5° Il n’en est pas de même de la question relative au plan et à la division du livre, car elle a été tranchée de bien des manières. On remarque cependant çà et là des formules identiques, qui paraissent terminer ou commencer un chant; par exemple, Adjuro vos, filiœ Jerusalem... (2, 7; 3, 5, et 8, 4), et Quae est ista... (3, 6; 6, 9, et 8, 5). En les combinant avec les faits racontés, on peut partager le Cantique en six parties distinctes, qui paraissent assez complètes sous le rapport du fond et de la forme: Premier chant, 1, 1-2, 7; Second chant, 2, 8-3, 5; Troisième chant, 3, 6-5, 1; Quatrième chant, 5, 2-6, 8; Cinquième chant, 6, 9 8, 4; Sixième chant, 8, 5-14 (pour les subdivisions en paragraphes et en alinéas, voyez le commentaire, et notre Biblia sacra, p. 706-713. On a depuis assez longtemps abandonné la division trop factice de Bossuet en sept parties, qui correspondraient aux sept jours des fêtes nuptiales). Il y a, pour 1’idée, une gradation ascendante très sensible dans les différents chants; le Christ et l'Église vont s’entr’aimant de plus en plus et se manifestent toujours davantage leur céleste amour. Leur union devient plus étroite à chaque chant; au dernier, elle reçoit sa consommation et son couronnement dans le ciel.

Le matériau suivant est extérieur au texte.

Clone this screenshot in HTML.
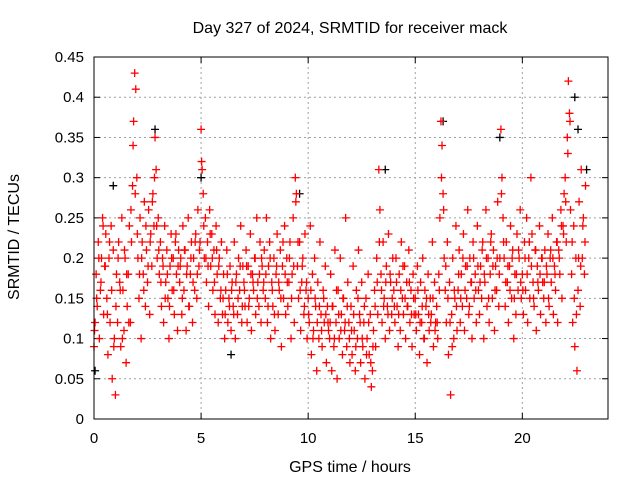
<!DOCTYPE html>
<html><head><meta charset="utf-8"><style>
body{margin:0;background:#fff}
svg{display:block;font-family:"Liberation Sans",sans-serif}
</style></head><body>
<svg id="chart" width="640" height="480">
<rect width="640" height="480" fill="#fff"/>
<text x="350" y="33" font-size="16" text-anchor="middle">Day 327 of 2024, SRMTID for receiver mack</text>
<text x="350" y="472" font-size="16" text-anchor="middle">GPS time / hours</text>
<text x="19" y="237" font-size="16" text-anchor="middle" transform="rotate(-90 19 237)">SRMTID / TECUs</text>
<g id="grid"></g>
<g id="ticks"></g>
<g id="marks"></g>
<rect x="94" y="57" width="514" height="362" fill="none" stroke="#000" stroke-width="1"/>
</svg>
<script>
const xTicks=[0,5,10,15,20];
const yTicks=[0,0.05,0.1,0.15,0.2,0.25,0.3,0.35,0.4,0.45];
const yTickLabels=["0","0.05","0.1","0.15","0.2","0.25","0.3","0.35","0.4","0.45"];
const sampleStep=0.05;
const redValues=[
.09,.12,.18,.14,.22,.1,.16,.2,.25,.13,.19,.23,.15,.08,.2,.12,.24,.05,.21,.1,
.03,.18,.12,.22,.17,.09,.25,.16,.11,.2,.07,.14,.18,.24,.12,.22,.29,.37,.43,.41,
.3,.2,.15,.25,.1,.22,.18,.27,.14,.21,.17,.26,.13,.23,.19,.28,.24,.35,.31,.2,
.25,.18,.22,.14,.2,.12,.24,.17,.21,.15,.1,.19,.23,.16,.2,.13,.22,.18,.11,.21,
.17,.2,.13,.24,.16,.21,.11,.19,.25,.14,.18,.22,.12,.2,.16,.23,.15,.26,.19,.22,
.36,.31,.28,.2,.25,.17,.22,.14,.26,.19,.23,.16,.21,.13,.24,.18,.12,.2,.15,.22,
.13,.18,.1,.16,.21,.12,.15,.19,.11,.17,.14,.22,.1,.18,.13,.2,.16,.24,.12,.19,
.17,.14,.21,.12,.19,.15,.23,.11,.18,.16,.2,.13,.25,.17,.14,.22,.12,.19,.16,.21,
.15,.25,.12,.19,.22,.1,.17,.14,.2,.11,.18,.23,.13,.16,.21,.09,.19,.15,.24,.13,
.2,.14,.17,.22,.1,.18,.25,.12,.3,.28,.19,.15,.22,.11,.17,.2,.13,.23,.16,.1,
.15,.12,.24,.08,.18,.11,.2,.14,.06,.17,.1,.22,.13,.09,.16,.12,.19,.07,.14,.11,
.1,.18,.06,.14,.09,.21,.12,.05,.16,.1,.2,.13,.08,.15,.11,.25,.09,.17,.12,.07,
.14,.08,.19,.11,.06,.16,.1,.21,.13,.07,.17,.09,.12,.05,.15,.1,.18,.08,.13,.04,
.06,.11,.16,.09,.2,.13,.31,.26,.18,.12,.22,.15,.1,.19,.14,.23,.11,.17,.13,.2,
.16,.12,.2,.14,.09,.18,.11,.22,.15,.13,.19,.1,.17,.14,.21,.12,.16,.09,.18,.13,
.15,.11,.19,.13,.08,.17,.12,.2,.1,.16,.14,.07,.18,.11,.15,.13,.22,.09,.17,.12,
.14,.1,.18,.25,.37,.34,.28,.2,.16,.12,.22,.08,.17,.03,.13,.2,.1,.15,.24,.11,
.16,.21,.12,.18,.14,.23,.11,.19,.15,.26,.13,.2,.17,.1,.22,.15,.18,.12,.24,.16,
.13,.19,.15,.22,.1,.17,.26,.14,.2,.12,.18,.23,.15,.21,.11,.19,.16,.27,.14,.2,
.36,.3,.25,.2,.14,.22,.17,.12,.19,.24,.15,.21,.1,.18,.13,.23,.16,.2,.26,.15,
.18,.13,.22,.16,.25,.12,.2,.15,.3,.23,.17,.14,.21,.11,.19,.16,.24,.13,.2,.17,
.15,.21,.12,.18,.23,.14,.2,.17,.25,.13,.19,.16,.22,.12,.21,.18,.26,.15,.24,.28,
.3,.22,.35,.42,.38,.26,.18,.12,.24,.09,.2,.06,.16,.27,.14,.31,.2,.25,.18,.29];
const redValues2=[
.11,.15,.2,.17,.24,.19,.13,.22,.16,.09,
.14,.2,.16,.1,.21,.18,.12,.26,.34,.28,
.23,.18,.2,.16,.24,.19,.22,.27,.3,.24,
.21,.17,.19,.15,.18,.14,.2,.16,.23,.19,
.19,.15,.21,.18,.14,.2,.17,.22,.18,.21,
.32,.24,.2,.19,.23,.2,.17,.21,.19,.16,
.15,.13,.18,.14,.16,.13,.17,.15,.19,.14,
.16,.19,.14,.18,.17,.2,.15,.18,.2,.17,
.18,.14,.2,.16,.13,.19,.17,.15,.22,.18,
.17,.2,.15,.19,.27,.22,.16,.19,.14,.17,
.13,.16,.1,.15,.12,.14,.11,.15,.13,.12,
.12,.14,.1,.16,.13,.11,.15,.12,.14,.1,
.11,.13,.09,.15,.12,.1,.14,.08,.12,.07,
.09,.14,.17,.22,.16,.14,.17,.13,.18,.15,
.14,.17,.13,.16,.19,.15,.14,.17,.13,.15,
.13,.16,.12,.14,.1,.15,.13,.12,.15,.11,
.12,.16,.3,.26,.19,.15,.12,.09,.16,.14,
.18,.15,.2,.16,.19,.14,.17,.2,.16,.19,
.17,.21,.18,.2,.15,.22,.19,.16,.2,.18,
.28,.22,.17,.19,.16,.2,.15,.18,.21,.17,
.16,.2,.18,.22,.19,.15,.21,.17,.18,.2,
.17,.19,.15,.21,.2,.18,.22,.2,.24,.23,
.27,.33,.37,.22,.15,.13,.2,.19,.24,.22];
const blackTimes=[0.05,0.9,2.85,5.0,9.6,13.6,16.3,18.95,22.45,22.6,23.0,6.4];
const blackValues=[0.06,0.29,0.36,0.3,0.28,0.31,0.37,0.35,0.4,0.36,0.31,0.08];
const X0=94,X1=608,Y0=419,Y1=57,XMAX=24,YMAX=0.45;
const sx=t=>X0+(t/XMAX)*(X1-X0);
const sy=v=>Y0-(v/YMAX)*(Y0-Y1);
const NS="http://www.w3.org/2000/svg";
const grid=document.getElementById('grid'),ticks=document.getElementById('ticks'),marks=document.getElementById('marks');
function mk(tag,attrs,parent){const e=document.createElementNS(NS,tag);for(const k in attrs)e.setAttribute(k,attrs[k]);parent.appendChild(e);return e;}
xTicks.forEach(t=>{
  const x=sx(t);
  if(t>0){const g=mk('line',{x1:x,x2:x,y1:Y1,y2:Y0,stroke:'#a0a0a0','stroke-dasharray':'2,3'},grid);
  
  }
  mk('line',{x1:x,x2:x,y1:Y0,y2:Y0-6,stroke:'#000'},ticks);
  mk('line',{x1:x,x2:x,y1:Y1,y2:Y1+6,stroke:'#000'},ticks);
  const l=mk('text',{x:x,y:Y0+24,'font-size':15,'text-anchor':'middle'},ticks);l.textContent=t;
  
  
});
yTicks.forEach((v,i)=>{
  const y=sy(v);
  if(v>0&&v<YMAX){const g=mk('line',{x1:X0,x2:X1,y1:y,y2:y,stroke:'#a0a0a0','stroke-dasharray':'2,3'},grid);
  
  }
  mk('line',{x1:X0,x2:X0+6,y1:y,y2:y,stroke:'#000'},ticks);
  mk('line',{x1:X1,x2:X1-6,y1:y,y2:y,stroke:'#000'},ticks);
  const l=mk('text',{x:X0-10,y:y+5,'font-size':15,'text-anchor':'end'},ticks);l.textContent=yTickLabels[i];
  
  
});
function plus(t,v,color,name){
  const x=sx(t),y=sy(v);
  const p=mk('path',{d:`M${x-4},${y}H${x+4}M${x},${y-4}V${y+4}`,stroke:color,'stroke-width':1.3,fill:'none'},marks);
  
  
}
blackTimes.forEach((t,i)=>plus(t,blackValues[i],'#000','black-point'));
redValues.forEach((v,i)=>plus(i*sampleStep,v,'#ff0000','red-point'));
redValues2.forEach((v,i)=>plus(0.025+i*0.1,v,'#ff0000','red-point'));
</script>
</body></html>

6° Auteurs à consulter. — Aux premiers siècles, Origène, saint Grégoire de Nysse et Théodoret, dans l'Église grecque; saint Ambroise, saint Grégoire le Grand et le Vén. Bède, dans l'Église latine. Au moyen âge, Honorius d’Autun, saint Bernard, Nicolas de Lyre et saint Thomas d‘Aquin. Aux temps modernes, Pineda (Praelectio sacra in Cant., 1602), Sanchez (Lyon, 1616), Bossuet (Libri Salomonis... cum notis, Paris, 1693), Calmet. De nos jours Schaefer (Das Hohe Lied; Münster, 1876), Le Hir (Le Cantique des cantiques, précédé d’une étude sur le vrai sens du Cantique, par M. l’abbé Grandvaux; Paris, 1883), Mgr Meignan (Salomon, son règne, ses écrits; Paris, 1890); G. Gietmann (Commentarius in Ecclesiasten et Canticum canticorum; Paris, 1890).